If your HOA board is reinventing the wheel before every meeting, you’re wasting time and probably burning out your volunteers. The best-run associations don’t scramble month to month. They build repeatable systems that make planning and running meetings feel like clockwork.
Consistency isn't just a time-saver. It's a trust builder.
So how do you create an HOA meeting process that runs smoothly and scales with your community’s needs? It starts with organizing once, and setting yourself up to repeat it effortlessly.
Stop writing agendas from scratch. A good agenda should follow a reliable structure—call to order, approval of minutes, committee reports, old business, new business, and homeowner comments. Once you’ve created this template, store it in your HOA software or shared board folder and reuse it each month.
Adding time limits to agenda items helps prevent meetings from running long and keeps conversations focused. Bonus: it makes you look like you actually have your act together.
Eliminate the monthly “When can everyone meet?” dance. Set a regular cadence—say, the second Thursday of each month at 6:30 PM—and use a tool like Calendyze to make rescheduling easy if needed. For more flexible boards, Doodle helps find common availability with just a few clicks.

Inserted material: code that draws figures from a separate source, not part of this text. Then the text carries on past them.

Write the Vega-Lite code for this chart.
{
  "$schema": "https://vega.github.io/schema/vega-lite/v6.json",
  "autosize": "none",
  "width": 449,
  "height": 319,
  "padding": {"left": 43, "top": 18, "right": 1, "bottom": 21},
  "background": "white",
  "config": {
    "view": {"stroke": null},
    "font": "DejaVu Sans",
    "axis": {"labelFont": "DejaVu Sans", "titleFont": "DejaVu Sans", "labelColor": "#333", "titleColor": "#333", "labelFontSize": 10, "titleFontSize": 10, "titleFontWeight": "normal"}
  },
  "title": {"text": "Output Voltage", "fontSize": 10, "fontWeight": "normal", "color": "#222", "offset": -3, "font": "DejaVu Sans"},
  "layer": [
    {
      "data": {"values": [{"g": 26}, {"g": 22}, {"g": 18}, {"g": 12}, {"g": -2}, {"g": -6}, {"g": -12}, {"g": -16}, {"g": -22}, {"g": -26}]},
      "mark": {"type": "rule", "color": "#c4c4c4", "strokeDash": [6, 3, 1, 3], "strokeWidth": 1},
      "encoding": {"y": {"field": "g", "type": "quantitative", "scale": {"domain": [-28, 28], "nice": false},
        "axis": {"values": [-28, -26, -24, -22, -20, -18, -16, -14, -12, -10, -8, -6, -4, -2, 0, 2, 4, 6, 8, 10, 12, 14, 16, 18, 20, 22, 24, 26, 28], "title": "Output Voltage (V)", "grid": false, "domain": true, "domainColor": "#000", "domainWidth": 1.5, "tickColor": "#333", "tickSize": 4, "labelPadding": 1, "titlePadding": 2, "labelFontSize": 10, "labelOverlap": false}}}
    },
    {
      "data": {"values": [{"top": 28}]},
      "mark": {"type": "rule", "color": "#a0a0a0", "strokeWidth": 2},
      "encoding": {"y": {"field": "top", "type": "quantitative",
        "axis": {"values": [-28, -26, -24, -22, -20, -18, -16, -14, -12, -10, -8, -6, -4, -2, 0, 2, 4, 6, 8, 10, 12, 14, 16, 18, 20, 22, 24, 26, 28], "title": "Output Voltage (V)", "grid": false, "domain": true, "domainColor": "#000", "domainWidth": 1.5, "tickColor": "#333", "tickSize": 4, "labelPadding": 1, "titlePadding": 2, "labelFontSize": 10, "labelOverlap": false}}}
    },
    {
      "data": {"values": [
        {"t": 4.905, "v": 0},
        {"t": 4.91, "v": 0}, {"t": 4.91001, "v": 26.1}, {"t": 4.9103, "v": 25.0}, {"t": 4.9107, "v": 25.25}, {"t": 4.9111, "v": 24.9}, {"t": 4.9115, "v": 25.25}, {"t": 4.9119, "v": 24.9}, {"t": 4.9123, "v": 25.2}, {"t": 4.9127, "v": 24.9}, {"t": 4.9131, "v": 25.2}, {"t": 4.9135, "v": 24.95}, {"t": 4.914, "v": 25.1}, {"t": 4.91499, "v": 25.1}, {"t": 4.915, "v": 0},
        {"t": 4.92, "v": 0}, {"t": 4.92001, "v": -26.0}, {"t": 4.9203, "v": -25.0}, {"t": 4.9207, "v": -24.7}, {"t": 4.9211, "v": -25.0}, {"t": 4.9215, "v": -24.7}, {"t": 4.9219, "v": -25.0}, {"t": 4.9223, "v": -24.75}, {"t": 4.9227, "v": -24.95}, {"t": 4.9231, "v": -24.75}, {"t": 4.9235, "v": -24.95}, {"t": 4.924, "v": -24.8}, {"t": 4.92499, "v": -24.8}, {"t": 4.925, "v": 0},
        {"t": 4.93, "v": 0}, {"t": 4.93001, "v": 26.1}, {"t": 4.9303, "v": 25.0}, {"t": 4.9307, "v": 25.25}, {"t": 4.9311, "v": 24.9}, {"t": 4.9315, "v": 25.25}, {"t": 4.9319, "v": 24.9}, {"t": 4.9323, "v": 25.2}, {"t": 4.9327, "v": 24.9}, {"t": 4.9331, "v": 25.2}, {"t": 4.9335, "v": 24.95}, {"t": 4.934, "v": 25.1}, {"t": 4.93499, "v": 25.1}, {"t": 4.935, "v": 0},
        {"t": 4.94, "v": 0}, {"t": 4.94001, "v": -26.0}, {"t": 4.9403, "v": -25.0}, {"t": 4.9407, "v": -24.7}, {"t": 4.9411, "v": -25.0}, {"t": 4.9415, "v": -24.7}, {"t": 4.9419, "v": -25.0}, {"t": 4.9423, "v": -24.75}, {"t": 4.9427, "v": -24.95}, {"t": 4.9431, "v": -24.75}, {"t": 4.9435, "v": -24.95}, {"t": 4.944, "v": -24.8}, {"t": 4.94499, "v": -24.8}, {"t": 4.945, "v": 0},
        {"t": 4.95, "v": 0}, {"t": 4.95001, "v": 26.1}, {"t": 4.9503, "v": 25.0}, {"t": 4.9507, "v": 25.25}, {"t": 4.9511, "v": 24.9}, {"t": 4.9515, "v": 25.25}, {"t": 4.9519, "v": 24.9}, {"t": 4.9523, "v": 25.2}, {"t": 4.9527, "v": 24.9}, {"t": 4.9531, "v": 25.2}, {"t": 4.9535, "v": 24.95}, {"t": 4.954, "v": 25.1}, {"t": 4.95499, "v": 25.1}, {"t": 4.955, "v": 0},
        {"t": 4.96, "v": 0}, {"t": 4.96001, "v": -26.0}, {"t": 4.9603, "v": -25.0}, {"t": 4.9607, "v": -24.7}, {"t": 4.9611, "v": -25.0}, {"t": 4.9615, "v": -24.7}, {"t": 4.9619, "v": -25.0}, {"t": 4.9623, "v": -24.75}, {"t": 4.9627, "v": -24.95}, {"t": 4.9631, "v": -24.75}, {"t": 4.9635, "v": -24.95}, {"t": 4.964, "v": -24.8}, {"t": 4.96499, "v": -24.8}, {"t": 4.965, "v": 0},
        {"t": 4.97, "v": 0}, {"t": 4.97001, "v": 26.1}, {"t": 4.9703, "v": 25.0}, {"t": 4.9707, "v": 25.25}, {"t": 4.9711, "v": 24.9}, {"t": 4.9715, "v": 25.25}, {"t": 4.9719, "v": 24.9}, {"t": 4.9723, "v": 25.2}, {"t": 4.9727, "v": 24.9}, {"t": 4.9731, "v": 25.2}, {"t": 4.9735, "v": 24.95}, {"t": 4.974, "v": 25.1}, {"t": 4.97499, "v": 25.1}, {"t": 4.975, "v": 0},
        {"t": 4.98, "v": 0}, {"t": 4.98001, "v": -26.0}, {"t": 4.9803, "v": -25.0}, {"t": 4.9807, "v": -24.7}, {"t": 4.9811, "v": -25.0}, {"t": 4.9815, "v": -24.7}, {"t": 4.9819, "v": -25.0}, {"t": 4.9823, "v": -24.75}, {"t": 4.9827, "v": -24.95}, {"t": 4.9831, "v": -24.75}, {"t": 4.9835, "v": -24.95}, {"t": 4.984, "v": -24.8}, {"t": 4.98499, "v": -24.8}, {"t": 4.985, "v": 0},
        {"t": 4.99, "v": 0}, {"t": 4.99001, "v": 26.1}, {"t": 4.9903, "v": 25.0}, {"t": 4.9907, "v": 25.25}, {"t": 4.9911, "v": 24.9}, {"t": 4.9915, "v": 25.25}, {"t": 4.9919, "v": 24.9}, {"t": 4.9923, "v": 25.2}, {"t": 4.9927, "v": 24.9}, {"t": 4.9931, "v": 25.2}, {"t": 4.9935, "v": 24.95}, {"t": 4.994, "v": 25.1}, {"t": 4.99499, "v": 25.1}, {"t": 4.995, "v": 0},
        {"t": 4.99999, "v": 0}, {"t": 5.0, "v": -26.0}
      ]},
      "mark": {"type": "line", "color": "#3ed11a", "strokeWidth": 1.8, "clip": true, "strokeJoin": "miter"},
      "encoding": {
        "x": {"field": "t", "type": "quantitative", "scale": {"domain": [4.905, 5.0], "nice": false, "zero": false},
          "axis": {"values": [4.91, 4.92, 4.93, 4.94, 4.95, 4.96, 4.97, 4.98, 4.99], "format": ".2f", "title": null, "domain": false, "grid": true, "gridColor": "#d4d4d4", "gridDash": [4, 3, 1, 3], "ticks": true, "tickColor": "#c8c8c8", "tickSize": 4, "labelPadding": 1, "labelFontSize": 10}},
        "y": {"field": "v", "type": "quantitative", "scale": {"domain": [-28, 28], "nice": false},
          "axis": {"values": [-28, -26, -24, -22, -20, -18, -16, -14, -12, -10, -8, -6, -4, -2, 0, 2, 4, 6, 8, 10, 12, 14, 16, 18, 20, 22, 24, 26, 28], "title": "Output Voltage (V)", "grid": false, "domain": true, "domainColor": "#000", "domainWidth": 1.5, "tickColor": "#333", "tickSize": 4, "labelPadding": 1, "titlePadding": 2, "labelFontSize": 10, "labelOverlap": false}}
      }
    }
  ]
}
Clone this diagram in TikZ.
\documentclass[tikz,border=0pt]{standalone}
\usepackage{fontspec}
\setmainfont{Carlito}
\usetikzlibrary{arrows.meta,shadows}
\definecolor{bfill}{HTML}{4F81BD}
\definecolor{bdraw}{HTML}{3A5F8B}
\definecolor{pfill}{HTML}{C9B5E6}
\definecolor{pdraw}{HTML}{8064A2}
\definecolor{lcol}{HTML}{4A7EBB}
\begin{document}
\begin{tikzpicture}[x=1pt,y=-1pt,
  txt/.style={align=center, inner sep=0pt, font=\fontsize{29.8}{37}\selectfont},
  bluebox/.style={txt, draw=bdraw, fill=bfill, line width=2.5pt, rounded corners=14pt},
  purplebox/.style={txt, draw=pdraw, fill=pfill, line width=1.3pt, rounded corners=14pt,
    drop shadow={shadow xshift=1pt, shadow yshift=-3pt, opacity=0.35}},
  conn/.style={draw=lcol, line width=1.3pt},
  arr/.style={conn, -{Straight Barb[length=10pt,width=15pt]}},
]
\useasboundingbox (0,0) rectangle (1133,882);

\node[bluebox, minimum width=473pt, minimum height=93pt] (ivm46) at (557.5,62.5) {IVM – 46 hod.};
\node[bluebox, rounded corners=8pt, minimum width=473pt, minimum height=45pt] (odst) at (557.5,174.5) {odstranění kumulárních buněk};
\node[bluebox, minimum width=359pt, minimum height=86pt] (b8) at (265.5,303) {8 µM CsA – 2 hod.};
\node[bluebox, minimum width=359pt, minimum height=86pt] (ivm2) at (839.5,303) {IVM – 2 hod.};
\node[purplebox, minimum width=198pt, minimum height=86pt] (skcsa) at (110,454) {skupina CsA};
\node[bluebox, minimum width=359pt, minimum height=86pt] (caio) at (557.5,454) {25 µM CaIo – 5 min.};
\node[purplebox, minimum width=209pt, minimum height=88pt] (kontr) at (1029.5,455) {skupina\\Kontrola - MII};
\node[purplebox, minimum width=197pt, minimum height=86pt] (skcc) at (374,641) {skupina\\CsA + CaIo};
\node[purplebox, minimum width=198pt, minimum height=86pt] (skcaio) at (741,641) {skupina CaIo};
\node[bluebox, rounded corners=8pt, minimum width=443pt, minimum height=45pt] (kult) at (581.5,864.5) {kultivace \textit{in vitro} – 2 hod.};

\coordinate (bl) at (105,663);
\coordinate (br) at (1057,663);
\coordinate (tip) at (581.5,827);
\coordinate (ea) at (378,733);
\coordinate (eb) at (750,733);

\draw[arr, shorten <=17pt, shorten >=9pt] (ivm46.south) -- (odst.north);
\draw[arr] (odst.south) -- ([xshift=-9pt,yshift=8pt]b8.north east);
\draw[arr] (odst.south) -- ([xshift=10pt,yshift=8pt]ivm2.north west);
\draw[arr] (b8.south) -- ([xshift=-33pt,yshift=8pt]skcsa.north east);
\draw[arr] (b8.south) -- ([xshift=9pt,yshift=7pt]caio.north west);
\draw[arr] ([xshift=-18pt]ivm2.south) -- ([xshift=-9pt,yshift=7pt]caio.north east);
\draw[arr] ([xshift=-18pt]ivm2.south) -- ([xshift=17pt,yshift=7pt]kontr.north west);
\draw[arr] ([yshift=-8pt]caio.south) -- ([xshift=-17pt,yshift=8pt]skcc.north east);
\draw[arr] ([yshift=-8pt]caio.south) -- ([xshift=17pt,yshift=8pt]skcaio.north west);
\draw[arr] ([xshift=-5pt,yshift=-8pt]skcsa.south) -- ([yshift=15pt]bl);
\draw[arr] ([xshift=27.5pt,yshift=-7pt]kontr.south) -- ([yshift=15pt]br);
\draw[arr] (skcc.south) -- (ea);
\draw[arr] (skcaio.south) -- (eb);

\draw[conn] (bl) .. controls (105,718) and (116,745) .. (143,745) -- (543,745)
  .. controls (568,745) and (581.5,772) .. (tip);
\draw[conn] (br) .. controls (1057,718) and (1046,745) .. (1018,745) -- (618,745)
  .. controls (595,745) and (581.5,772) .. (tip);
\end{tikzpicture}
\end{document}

Recurring meetings reduce decision fatigue and increase attendance. Everyone knows what to expect and when.
Tired of chaotic, unstructured HOA meetings? Get organized with our free HOA Meeting Agenda Template—designed to keep discussions on track, ensure important topics are covered, and make meetings more efficient.
Automate your HOA meeting notices using email reminders or board software that tracks when and how notices are sent. Include the agenda and any attachments well in advance so members and homeowners are prepared.
Avoid the last-minute scramble by adding reminders to your monthly meeting checklist.
Well-run boards prepare meeting minutes immediately after each meeting. Don’t let the details sit in someone’s head for a week. Instead, document action items while they’re fresh and assign responsibilities on the spot. Then store and share the minutes in a central location.
This kind of transparency builds trust and reinforces that your board gets things done.
Consistency includes how you interact during meetings. Follow board meeting etiquette like respecting speaking time, staying on topic, and listening without interrupting. It sounds basic, but when emotions run high, good structure is your best defense against drama.
Your future board members will thank you. Keep all your templates, schedules, notices, and tech tools in a shared folder or HOA portal. If your board changes next year, the next group will be able to pick up where you left off.
With just a little front-end work, your HOA can stop winging it and start operating like a well-oiled machine.
Organize once. Repeat every month. Enjoy the calm that comes with knowing your meetings are under control.